## Objective
All of the lines below are to be transcribed faithfully, with pictures excluded from the copy.

[Plotting code records]
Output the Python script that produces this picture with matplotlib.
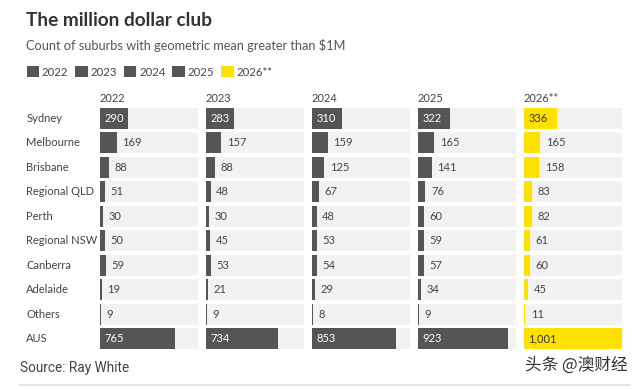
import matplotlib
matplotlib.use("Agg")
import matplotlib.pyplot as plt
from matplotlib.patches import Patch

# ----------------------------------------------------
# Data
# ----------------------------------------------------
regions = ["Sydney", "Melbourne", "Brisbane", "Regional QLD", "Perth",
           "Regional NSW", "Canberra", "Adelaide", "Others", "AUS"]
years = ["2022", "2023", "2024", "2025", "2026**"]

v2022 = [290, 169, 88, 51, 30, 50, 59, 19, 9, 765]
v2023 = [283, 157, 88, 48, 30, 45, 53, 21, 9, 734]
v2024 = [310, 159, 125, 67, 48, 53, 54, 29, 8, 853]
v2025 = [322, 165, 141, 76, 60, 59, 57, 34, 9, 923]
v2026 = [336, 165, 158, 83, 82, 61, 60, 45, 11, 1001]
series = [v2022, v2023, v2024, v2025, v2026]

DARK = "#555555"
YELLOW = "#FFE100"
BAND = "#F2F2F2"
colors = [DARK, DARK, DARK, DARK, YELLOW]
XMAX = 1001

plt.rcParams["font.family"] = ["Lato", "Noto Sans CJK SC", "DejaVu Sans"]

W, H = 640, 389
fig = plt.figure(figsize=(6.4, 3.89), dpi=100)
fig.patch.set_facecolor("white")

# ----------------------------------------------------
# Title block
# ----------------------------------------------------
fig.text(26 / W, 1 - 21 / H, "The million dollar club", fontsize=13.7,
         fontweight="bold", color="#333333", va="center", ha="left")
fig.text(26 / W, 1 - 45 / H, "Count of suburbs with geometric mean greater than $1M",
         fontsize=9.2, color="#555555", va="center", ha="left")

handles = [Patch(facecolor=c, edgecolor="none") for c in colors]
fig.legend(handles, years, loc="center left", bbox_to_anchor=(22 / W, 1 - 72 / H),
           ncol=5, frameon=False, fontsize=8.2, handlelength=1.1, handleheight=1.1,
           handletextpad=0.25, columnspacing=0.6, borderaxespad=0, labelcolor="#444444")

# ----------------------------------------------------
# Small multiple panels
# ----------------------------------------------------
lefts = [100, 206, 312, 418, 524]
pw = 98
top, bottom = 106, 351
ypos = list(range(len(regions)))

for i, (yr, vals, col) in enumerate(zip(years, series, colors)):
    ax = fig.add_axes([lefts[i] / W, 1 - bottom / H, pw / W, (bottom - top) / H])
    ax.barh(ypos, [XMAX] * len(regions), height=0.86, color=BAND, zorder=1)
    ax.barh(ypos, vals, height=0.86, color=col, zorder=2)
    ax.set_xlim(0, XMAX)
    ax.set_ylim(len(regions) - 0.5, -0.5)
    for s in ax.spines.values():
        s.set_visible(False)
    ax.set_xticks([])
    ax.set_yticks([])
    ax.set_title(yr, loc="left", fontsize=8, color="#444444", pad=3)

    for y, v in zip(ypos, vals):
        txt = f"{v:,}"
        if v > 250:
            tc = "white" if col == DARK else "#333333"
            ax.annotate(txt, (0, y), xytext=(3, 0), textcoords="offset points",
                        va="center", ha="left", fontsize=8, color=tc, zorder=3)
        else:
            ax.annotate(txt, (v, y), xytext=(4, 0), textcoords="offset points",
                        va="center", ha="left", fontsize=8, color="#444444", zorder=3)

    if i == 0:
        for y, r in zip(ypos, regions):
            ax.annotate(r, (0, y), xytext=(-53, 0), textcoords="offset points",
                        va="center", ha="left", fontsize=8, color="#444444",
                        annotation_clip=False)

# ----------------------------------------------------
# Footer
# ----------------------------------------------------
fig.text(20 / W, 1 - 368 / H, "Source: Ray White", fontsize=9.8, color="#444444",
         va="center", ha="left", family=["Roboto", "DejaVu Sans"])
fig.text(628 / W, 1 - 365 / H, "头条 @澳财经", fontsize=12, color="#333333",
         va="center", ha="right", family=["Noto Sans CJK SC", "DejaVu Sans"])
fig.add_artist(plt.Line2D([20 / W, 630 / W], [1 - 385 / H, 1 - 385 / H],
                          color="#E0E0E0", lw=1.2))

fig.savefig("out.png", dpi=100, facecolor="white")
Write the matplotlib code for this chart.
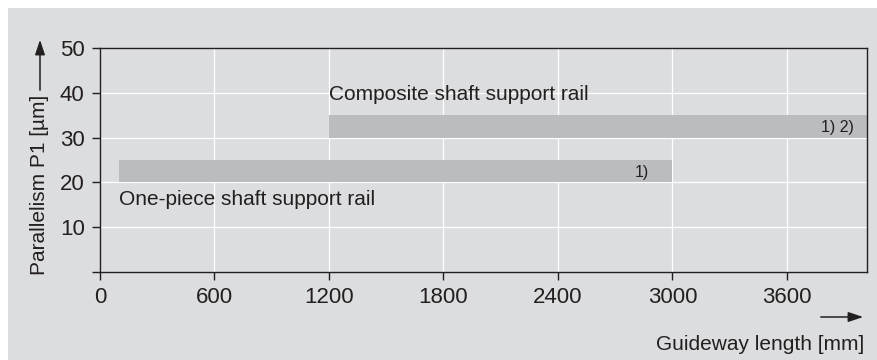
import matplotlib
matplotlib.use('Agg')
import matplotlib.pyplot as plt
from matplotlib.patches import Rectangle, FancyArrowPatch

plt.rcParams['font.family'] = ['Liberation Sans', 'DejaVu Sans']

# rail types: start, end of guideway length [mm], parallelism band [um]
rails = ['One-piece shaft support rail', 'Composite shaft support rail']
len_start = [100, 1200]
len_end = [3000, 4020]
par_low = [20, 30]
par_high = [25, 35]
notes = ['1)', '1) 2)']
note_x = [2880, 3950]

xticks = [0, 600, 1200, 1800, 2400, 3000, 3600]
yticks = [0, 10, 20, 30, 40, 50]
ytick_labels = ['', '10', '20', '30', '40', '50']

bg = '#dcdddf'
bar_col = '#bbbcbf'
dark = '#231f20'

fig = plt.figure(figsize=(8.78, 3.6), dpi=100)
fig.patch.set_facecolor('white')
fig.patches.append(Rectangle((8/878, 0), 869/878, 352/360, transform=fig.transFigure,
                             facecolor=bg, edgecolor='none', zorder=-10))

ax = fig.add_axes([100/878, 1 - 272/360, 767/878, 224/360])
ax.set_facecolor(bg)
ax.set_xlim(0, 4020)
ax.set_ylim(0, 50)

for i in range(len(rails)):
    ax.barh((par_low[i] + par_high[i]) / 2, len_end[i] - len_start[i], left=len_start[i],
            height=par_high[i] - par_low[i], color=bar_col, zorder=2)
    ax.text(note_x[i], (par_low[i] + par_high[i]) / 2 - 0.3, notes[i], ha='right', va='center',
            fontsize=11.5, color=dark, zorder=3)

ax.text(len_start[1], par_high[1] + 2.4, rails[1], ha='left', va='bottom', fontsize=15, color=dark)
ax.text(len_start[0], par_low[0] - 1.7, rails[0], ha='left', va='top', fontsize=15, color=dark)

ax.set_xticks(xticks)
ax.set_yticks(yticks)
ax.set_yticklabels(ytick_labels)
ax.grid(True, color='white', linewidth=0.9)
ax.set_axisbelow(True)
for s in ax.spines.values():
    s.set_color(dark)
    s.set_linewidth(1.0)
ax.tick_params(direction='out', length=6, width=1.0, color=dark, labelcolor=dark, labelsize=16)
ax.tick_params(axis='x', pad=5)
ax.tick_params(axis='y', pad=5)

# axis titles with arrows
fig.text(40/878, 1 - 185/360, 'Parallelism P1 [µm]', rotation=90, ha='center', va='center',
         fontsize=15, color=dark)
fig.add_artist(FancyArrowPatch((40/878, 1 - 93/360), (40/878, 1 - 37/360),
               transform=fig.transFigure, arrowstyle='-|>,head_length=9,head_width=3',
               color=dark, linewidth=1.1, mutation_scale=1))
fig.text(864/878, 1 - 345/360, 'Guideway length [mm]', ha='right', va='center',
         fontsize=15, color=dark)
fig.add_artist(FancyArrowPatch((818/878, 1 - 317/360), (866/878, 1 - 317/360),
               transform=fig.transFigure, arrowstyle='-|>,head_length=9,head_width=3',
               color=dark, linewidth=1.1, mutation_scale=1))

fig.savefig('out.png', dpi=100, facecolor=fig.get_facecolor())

## Right answer
Output the Python script that produces this picture with matplotlib.
import matplotlib
matplotlib.use("Agg")
import matplotlib.pyplot as plt
from matplotlib.patches import Patch

# ----------------------------------------------------
# Data
# ----------------------------------------------------
regions = ["Sydney", "Melbourne", "Brisbane", "Regional QLD", "Perth",
           "Regional NSW", "Canberra", "Adelaide", "Others", "AUS"]
years = ["2022", "2023", "2024", "2025", "2026**"]

v2022 = [290, 169, 88, 51, 30, 50, 59, 19, 9, 765]
v2023 = [283, 157, 88, 48, 30, 45, 53, 21, 9, 734]
v2024 = [310, 159, 125, 67, 48, 53, 54, 29, 8, 853]
v2025 = [322, 165, 141, 76, 60, 59, 57, 34, 9, 923]
v2026 = [336, 165, 158, 83, 82, 61, 60, 45, 11, 1001]
series = [v2022, v2023, v2024, v2025, v2026]

DARK = "#555555"
YELLOW = "#FFE100"
BAND = "#F2F2F2"
colors = [DARK, DARK, DARK, DARK, YELLOW]
XMAX = 1001

plt.rcParams["font.family"] = ["Lato", "Noto Sans CJK SC", "DejaVu Sans"]

W, H = 640, 389
fig = plt.figure(figsize=(6.4, 3.89), dpi=100)
fig.patch.set_facecolor("white")

# ----------------------------------------------------
# Title block
# ----------------------------------------------------
fig.text(26 / W, 1 - 21 / H, "The million dollar club", fontsize=13.7,
         fontweight="bold", color="#333333", va="center", ha="left")
fig.text(26 / W, 1 - 45 / H, "Count of suburbs with geometric mean greater than $1M",
         fontsize=9.2, color="#555555", va="center", ha="left")

handles = [Patch(facecolor=c, edgecolor="none") for c in colors]
fig.legend(handles, years, loc="center left", bbox_to_anchor=(22 / W, 1 - 72 / H),
           ncol=5, frameon=False, fontsize=8.2, handlelength=1.1, handleheight=1.1,
           handletextpad=0.25, columnspacing=0.6, borderaxespad=0, labelcolor="#444444")

# ----------------------------------------------------
# Small multiple panels
# ----------------------------------------------------
lefts = [100, 206, 312, 418, 524]
pw = 98
top, bottom = 106, 351
ypos = list(range(len(regions)))

for i, (yr, vals, col) in enumerate(zip(years, series, colors)):
    ax = fig.add_axes([lefts[i] / W, 1 - bottom / H, pw / W, (bottom - top) / H])
    ax.barh(ypos, [XMAX] * len(regions), height=0.86, color=BAND, zorder=1)
    ax.barh(ypos, vals, height=0.86, color=col, zorder=2)
    ax.set_xlim(0, XMAX)
    ax.set_ylim(len(regions) - 0.5, -0.5)
    for s in ax.spines.values():
        s.set_visible(False)
    ax.set_xticks([])
    ax.set_yticks([])
    ax.set_title(yr, loc="left", fontsize=8, color="#444444", pad=3)

    for y, v in zip(ypos, vals):
        txt = f"{v:,}"
        if v > 250:
            tc = "white" if col == DARK else "#333333"
            ax.annotate(txt, (0, y), xytext=(3, 0), textcoords="offset points",
                        va="center", ha="left", fontsize=8, color=tc, zorder=3)
        else:
            ax.annotate(txt, (v, y), xytext=(4, 0), textcoords="offset points",
                        va="center", ha="left", fontsize=8, color="#444444", zorder=3)

    if i == 0:
        for y, r in zip(ypos, regions):
            ax.annotate(r, (0, y), xytext=(-53, 0), textcoords="offset points",
                        va="center", ha="left", fontsize=8, color="#444444",
                        annotation_clip=False)

# ----------------------------------------------------
# Footer
# ----------------------------------------------------
fig.text(20 / W, 1 - 368 / H, "Source: Ray White", fontsize=9.8, color="#444444",
         va="center", ha="left", family=["Roboto", "DejaVu Sans"])
fig.text(628 / W, 1 - 365 / H, "头条 @澳财经", fontsize=12, color="#333333",
         va="center", ha="right", family=["Noto Sans CJK SC", "DejaVu Sans"])
fig.add_artist(plt.Line2D([20 / W, 630 / W], [1 - 385 / H, 1 - 385 / H],
                          color="#E0E0E0", lw=1.2))

fig.savefig("out.png", dpi=100, facecolor="white")
Write the matplotlib code for this chart.
import matplotlib
matplotlib.use('Agg')
import matplotlib.pyplot as plt
from matplotlib.patches import Rectangle, FancyArrowPatch

plt.rcParams['font.family'] = ['Liberation Sans', 'DejaVu Sans']

# rail types: start, end of guideway length [mm], parallelism band [um]
rails = ['One-piece shaft support rail', 'Composite shaft support rail']
len_start = [100, 1200]
len_end = [3000, 4020]
par_low = [20, 30]
par_high = [25, 35]
notes = ['1)', '1) 2)']
note_x = [2880, 3950]

xticks = [0, 600, 1200, 1800, 2400, 3000, 3600]
yticks = [0, 10, 20, 30, 40, 50]
ytick_labels = ['', '10', '20', '30', '40', '50']

bg = '#dcdddf'
bar_col = '#bbbcbf'
dark = '#231f20'

fig = plt.figure(figsize=(8.78, 3.6), dpi=100)
fig.patch.set_facecolor('white')
fig.patches.append(Rectangle((8/878, 0), 869/878, 352/360, transform=fig.transFigure,
                             facecolor=bg, edgecolor='none', zorder=-10))

ax = fig.add_axes([100/878, 1 - 272/360, 767/878, 224/360])
ax.set_facecolor(bg)
ax.set_xlim(0, 4020)
ax.set_ylim(0, 50)

for i in range(len(rails)):
    ax.barh((par_low[i] + par_high[i]) / 2, len_end[i] - len_start[i], left=len_start[i],
            height=par_high[i] - par_low[i], color=bar_col, zorder=2)
    ax.text(note_x[i], (par_low[i] + par_high[i]) / 2 - 0.3, notes[i], ha='right', va='center',
            fontsize=11.5, color=dark, zorder=3)

ax.text(len_start[1], par_high[1] + 2.4, rails[1], ha='left', va='bottom', fontsize=15, color=dark)
ax.text(len_start[0], par_low[0] - 1.7, rails[0], ha='left', va='top', fontsize=15, color=dark)

ax.set_xticks(xticks)
ax.set_yticks(yticks)
ax.set_yticklabels(ytick_labels)
ax.grid(True, color='white', linewidth=0.9)
ax.set_axisbelow(True)
for s in ax.spines.values():
    s.set_color(dark)
    s.set_linewidth(1.0)
ax.tick_params(direction='out', length=6, width=1.0, color=dark, labelcolor=dark, labelsize=16)
ax.tick_params(axis='x', pad=5)
ax.tick_params(axis='y', pad=5)

# axis titles with arrows
fig.text(40/878, 1 - 185/360, 'Parallelism P1 [µm]', rotation=90, ha='center', va='center',
         fontsize=15, color=dark)
fig.add_artist(FancyArrowPatch((40/878, 1 - 93/360), (40/878, 1 - 37/360),
               transform=fig.transFigure, arrowstyle='-|>,head_length=9,head_width=3',
               color=dark, linewidth=1.1, mutation_scale=1))
fig.text(864/878, 1 - 345/360, 'Guideway length [mm]', ha='right', va='center',
         fontsize=15, color=dark)
fig.add_artist(FancyArrowPatch((818/878, 1 - 317/360), (866/878, 1 - 317/360),
               transform=fig.transFigure, arrowstyle='-|>,head_length=9,head_width=3',
               color=dark, linewidth=1.1, mutation_scale=1))

fig.savefig('out.png', dpi=100, facecolor=fig.get_facecolor())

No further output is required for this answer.